3
Jun/14

MIZOGUCHI: WOMEN OF THE NIGHT

3
Jun/14
WOMEN OF THE NIGHT

Sisters face terrible decisions in Kenji Mizoguchi’s unrelenting WOMEN OF THE NIGHT

WOMEN OF THE NIGHT (YORU NO ONNATACHI) (Kenji Mizoguchi, 1948)
Museum of the Moving Image
35th Ave. at 36th St., Astoria
Sunday, June 8, 4:30, free with museum admission of $12
Series runs May 2 – June 8
718-777-6800
www.movingimage.us

“I’ll find freedom and happiness my own way,” Kumiko (Tomie Tsunoda) declares in Women of the Night, but there’s no freedom or happiness for women in Kenji Mizoguchi’s bleak vision of postwar Japan. Based on the novel Joseimatsuri by Eijiro Hisaita, the 1948 film is another in the director’s series of harrowing works dealing with women who are given no option in society other than prostitution.
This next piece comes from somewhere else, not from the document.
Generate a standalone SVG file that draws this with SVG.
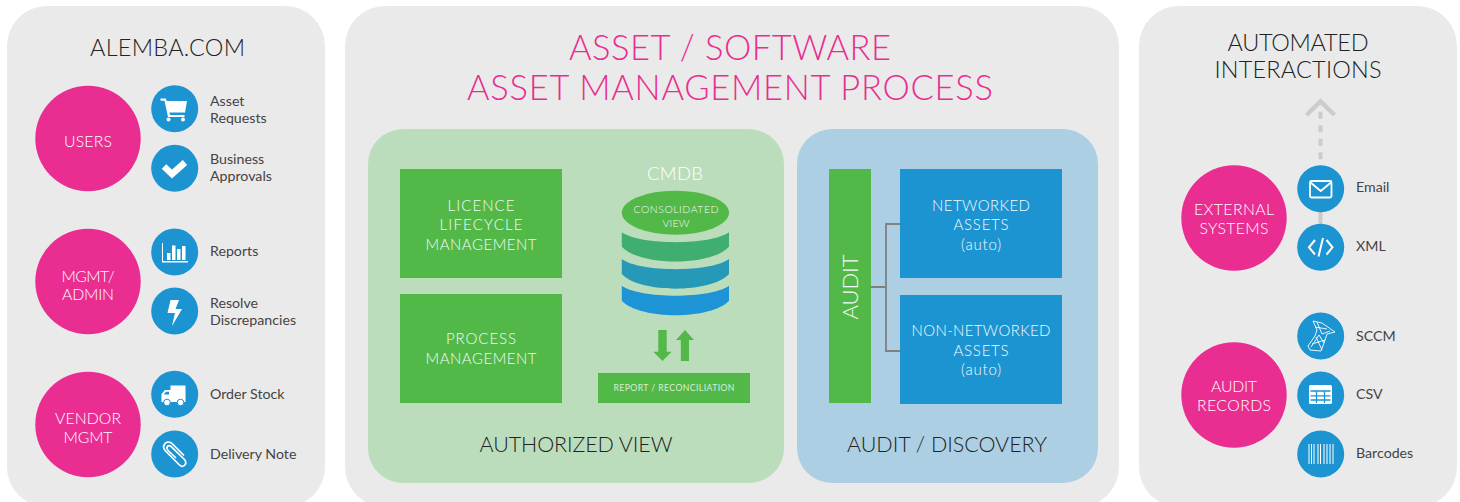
<svg xmlns="http://www.w3.org/2000/svg" width="1460" height="502" viewBox="0 0 1460 502">
<style>
text{font-family:Lato,"Open Sans",sans-serif;font-weight:300;text-anchor:middle}
.panel{fill:#eaeaea}
.pk{fill:#e92d91}
.bl{fill:#1c94d2}
.gr{fill:#52b848}
.h{fill:#222222;font-size:23.500px}
.f{fill:#222222;font-size:21.500px}
.t{fill:#444444;font-size:14.200px;font-weight:400;text-anchor:start}
.w{fill:#fff;font-size:15.800px}
.m{fill:#f4fafa;font-size:15px}
.ic{fill:#fff}
.ico{fill:none;stroke:#fff}
</style>
<rect class="panel" x="7" y="6" width="318" height="501" rx="40"/>
<rect class="panel" x="345" y="6" width="774" height="501" rx="40"/>
<rect class="panel" x="1139" y="6" width="318" height="501" rx="40"/>
<rect x="368" y="129" width="416" height="354" rx="35" fill="#bcddbb"/>
<rect x="797" y="129" width="301" height="354" rx="35" fill="#adcfe3"/>
<text class="h" x="167.500" y="55.500" textLength="155">ALEMBA.COM</text>
<text x="730" y="60" font-size="34.500" fill="#e92d91" textLength="322">ASSET / SOFTWARE</text>
<text x="730" y="100" font-size="34.500" fill="#e92d91" textLength="526">ASSET MANAGEMENT PROCESS</text>
<text class="h" x="1298" y="51" textLength="141">AUTOMATED</text>
<text class="h" x="1298" y="78" textLength="167">INTERACTIONS</text>
<text class="f" x="576" y="452" textLength="193">AUTHORIZED VIEW</text>
<text class="f" x="947" y="452" textLength="200">AUDIT / DISCOVERY</text>
<g id="connectors">
<path d="M871 287H886M900 224H886V351H900" fill="none" stroke="#808080" stroke-width="1.800"/>
<path d="M1320.500 111.700V168" fill="none" stroke="#cccccc" stroke-width="4" stroke-dasharray="7 6.500"/>
<path d="M1320.500 212V224" fill="none" stroke="#cccccc" stroke-width="4"/>
<path d="M1306.500 115L1320.500 101.500L1334.500 115" fill="none" stroke="#cccccc" stroke-width="4.500"/>
<path class="gr" d="M658.300 330H666.700V351.700H671.700L662.500 361L653.300 351.700H658.300Z"/>
<path class="gr" d="M680.800 361H689V340H694L685 330L676 340H680.800Z"/>
</g>
<g id="users"><circle class="pk" cx="88" cy="138.500" r="52.700"/><text class="w" x="88" y="147" textLength="48">USERS</text></g>
<g id="mgmt"><circle class="pk" cx="88" cy="281.500" r="52.700"/><text class="w" x="88" y="282" textLength="53">MGMT/</text><text class="w" x="88" y="300" textLength="52">ADMIN</text></g>
<g id="vendor"><circle class="pk" cx="88" cy="424.500" r="52.700"/><text class="w" x="88" y="424" textLength="66">VENDOR</text><text class="w" x="88" y="443" textLength="49">MGMT</text></g>
<g id="asset-requests"><circle class="bl" cx="174.700" cy="108.700" r="23.500"/>
<path class="ic" d="M160.500 98.500H165.500L167 101H187L185 112.500H169.500L170 115H184.500V117H168L164.500 100.800H160.500Z"/><circle class="ic" cx="168.500" cy="119.500" r="2"/><circle class="ic" cx="183" cy="119.500" r="2"/>
<text class="t" x="210" y="106">Asset</text><text class="t" x="210" y="123">Requests</text></g>
<g id="business-approvals"><circle class="bl" cx="174.700" cy="168.300" r="23.500"/>
<path class="ico" stroke-width="6.500" d="M164 166.500L172 174L185 162.500"/>
<text class="t" x="210" y="164">Business</text><text class="t" x="210" y="181">Approvals</text></g>
<g id="reports"><circle class="bl" cx="174.700" cy="252" r="23.500"/>
<path class="ic" d="M162 243H163V261H188V262.500H162Z"/><rect class="ic" x="167" y="253" width="3.500" height="7"/><rect class="ic" x="172" y="245.500" width="3.500" height="14.500"/><rect class="ic" x="177" y="249" width="3.500" height="11"/><rect class="ic" x="182" y="246" width="3.500" height="14"/>
<text class="t" x="210" y="256">Reports</text></g>
<g id="resolve"><circle class="bl" cx="174.700" cy="311" r="23.500"/>
<path class="ic" d="M170.500 300H179L175.500 309H182L172 326L175 313H167.500Z"/>
<text class="t" x="210" y="308">Resolve</text><text class="t" x="210" y="325">Discrepancies</text></g>
<g id="order-stock"><circle class="bl" cx="174.700" cy="394.300" r="23.500"/>
<path class="ic" d="M170.500 385.500H185.500V402H161.500V394L165 390H170.500Z"/><circle class="ic" cx="167" cy="402.500" r="3.300" stroke="#1c94d2"/><circle class="ic" cx="180.500" cy="402.500" r="3.300" stroke="#1c94d2"/><path fill="#1c94d2" d="M163.800 394.500L166 391.800H169V394.500Z"/>
<text class="t" x="210" y="399">Order Stock</text></g>
<g id="delivery-note"><circle class="bl" cx="174.700" cy="454" r="23.500"/>
<path class="ico" stroke-width="1.700" d="M176 458L168 450.500C165.500 447 168 444.500 171 446.500L184.500 459.500C188 464 183 468.500 179.500 465L165.500 451C160.500 445 167.500 439 172.500 444L184 455.500"/>
<text class="t" x="210" y="459">Delivery Note</text></g>
<g id="licence"><rect class="gr" x="400" y="169" width="162" height="109"/><text class="m" x="481" y="211" textLength="67">LICENCE</text><text class="m" x="481" y="230" textLength="83">LIFECYCLE</text><text class="m" x="481" y="250" textLength="111">MANAGEMENT</text></g>
<g id="process"><rect class="gr" x="400" y="294" width="162" height="109"/><text class="m" x="481" y="344" textLength="70">PROCESS</text><text class="m" x="481" y="364" textLength="111">MANAGEMENT</text></g>
<g id="cmdb">
<text x="675" y="180" font-size="18.500" fill="#fff" textLength="56">CMDB</text>
<path fill="#1c94d6" d="M621.800 285.700C640 299 711 299 729 285.700V300.700C711 320 640 320 621.800 300.700Z"/>
<path fill="#2699b8" d="M621.800 259C640 272.500 711 272.500 729 259V274C711 293.500 640 293.500 621.800 274Z"/>
<path fill="#3fae6f" d="M621.800 232.300C640 245.500 711 245.500 729 232.300V246.700C711 266.500 640 266.500 621.800 246.700Z"/>
<ellipse class="gr" cx="675.400" cy="212.700" rx="53.600" ry="22"/>
<text x="676" y="213" font-size="10.500" fill="#f3f8f8" textLength="85">CONSOLIDATED</text><text x="676" y="227" font-size="10.500" fill="#f3f8f8" textLength="27">VIEW</text>
</g>
<g id="report"><rect class="gr" x="598" y="373" width="152" height="30"/><text x="674" y="391" font-size="8.700" fill="#d8eed5" style="font-weight:400" textLength="121">REPORT / RECONCILIATION</text></g>
<g id="audit"><rect class="gr" x="829" y="169" width="42" height="234"/><text transform="translate(858 287) rotate(-90)" font-size="22" fill="#f3f8f8" textLength="65">AUDIT</text></g>
<g id="networked"><rect class="bl" x="900" y="169" width="162" height="109"/><text class="m" x="981" y="211" textLength="98">NETWORKED</text><text class="m" x="981" y="230" textLength="55">ASSETS</text><text class="m" x="981" y="250" textLength="40">(auto)</text></g>
<g id="non-networked"><rect class="bl" x="900" y="295" width="162" height="109"/><text class="m" x="981" y="336" textLength="139">NON-NETWORKED</text><text class="m" x="981" y="356" textLength="55">ASSETS</text><text class="m" x="981" y="375" textLength="40">(auto)</text></g>
<g id="external"><circle class="pk" cx="1234" cy="218" r="52.700"/><text class="w" x="1234" y="215" textLength="80">EXTERNAL</text><text class="w" x="1234" y="234" textLength="69">SYSTEMS</text></g>
<g id="email"><circle class="bl" cx="1320.700" cy="188.700" r="23.500"/>
<rect class="ico" stroke-width="1.800" x="1310" y="181" width="21.500" height="16.500" rx="1.500"/><path class="ico" stroke-width="1.800" d="M1310.500 182.500L1320.700 191L1331 182.500"/>
<text class="t" x="1356" y="192">Email</text></g>
<g id="xml"><circle class="bl" cx="1320.700" cy="247.300" r="23.500"/>
<path class="ico" stroke-width="2" d="M1315 240L1309 247.300L1315 254.500M1326.500 240L1332.500 247.300L1326.500 254.500M1323 238L1318.500 256.500"/>
<text class="t" x="1356" y="251">XML</text></g>
<g id="audit-records"><circle class="pk" cx="1234" cy="395" r="52.700"/><text class="w" x="1234" y="392" textLength="46">AUDIT</text><text class="w" x="1234" y="411" textLength="74">RECORDS</text></g>
<g id="sccm"><circle class="bl" cx="1320.700" cy="336" r="23.500"/>
<path class="ico" stroke-width="0.900" d="M1313 321L1322 323L1335 332L1327 334L1324 343L1321 351L1310 350L1308 346L1315 336L1317 330ZM1317 322L1322 334L1330 331M1315 327L1327 329M1312 344L1325 340M1316 337L1322 350M1311 347L1319 335L1324 343"/>
<text class="t" x="1356" y="341">SCCM</text></g>
<g id="csv"><circle class="bl" cx="1320.700" cy="395" r="23.500"/>
<rect class="ic" x="1309" y="385" width="23" height="19" rx="1.500"/><path fill="none" stroke="#1c94d2" stroke-width="1.300" d="M1310.500 391H1330.500M1310.500 395.800H1330.500M1310.500 400H1330.500M1316.500 391V403M1324.500 391V403"/>
<text class="t" x="1356" y="399">CSV</text></g>
<g id="barcodes"><circle class="bl" cx="1320.700" cy="454" r="23.500"/>
<path fill="none" stroke="#fff" d="M1309 444V464M1311.500 444V464M1314 444V464M1318 444V464M1320.500 444V464M1324 444V464M1327 444V464M1330 444V464M1333 444V464"/>
<text class="t" x="1356" y="458">Barcodes</text></g>
</svg>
Fusako (Kinuyo Tanaka) is trying to make ends meet as she awaits her husband’s return from the war and nursing her sick infant, but after learning that her husband is dead and losing their child to tuberculosis, she has little choice but to start selling her body. When her younger sister, Natsuko (Sanae Takasugi), finds out what she is doing, she tries to save her, but the system is against them. Meanwhile, Fusako’s young sister-in-law, Kumiko, decides to run away, but she is quickly beaten down as well. Mizoguchi, whose family sold his sister into prostitution, explored similar territory in such earlier films as Sisters of the Gion and Osaka Elegy and in his 1956 masterpiece, Street of Shame, sets Women of the Night in a near-postapocalyptic landscape, the ruined women equated with the rubble surrounding them, lending the film a neo-Realist quality. Nearly all of the men in the film are bad, creating conditions that have the women fighting against one another instead of helping each other out of their ever-more-dire circumstances. It’s a dark, unrelenting film featuring several daring shots, leading to a brutal, memorable finale. Women of the Night is screening June 8 at 4:30 as part of the Museum of the Moving Image’s five-week tribute to the master auteur — who made more than eighty films, less than half of which still exist — and continues with such other works as Princess Yang Kwei-fei, The Lady of Musashino, A Woman of Rumor, and Tales of the Taira Clan.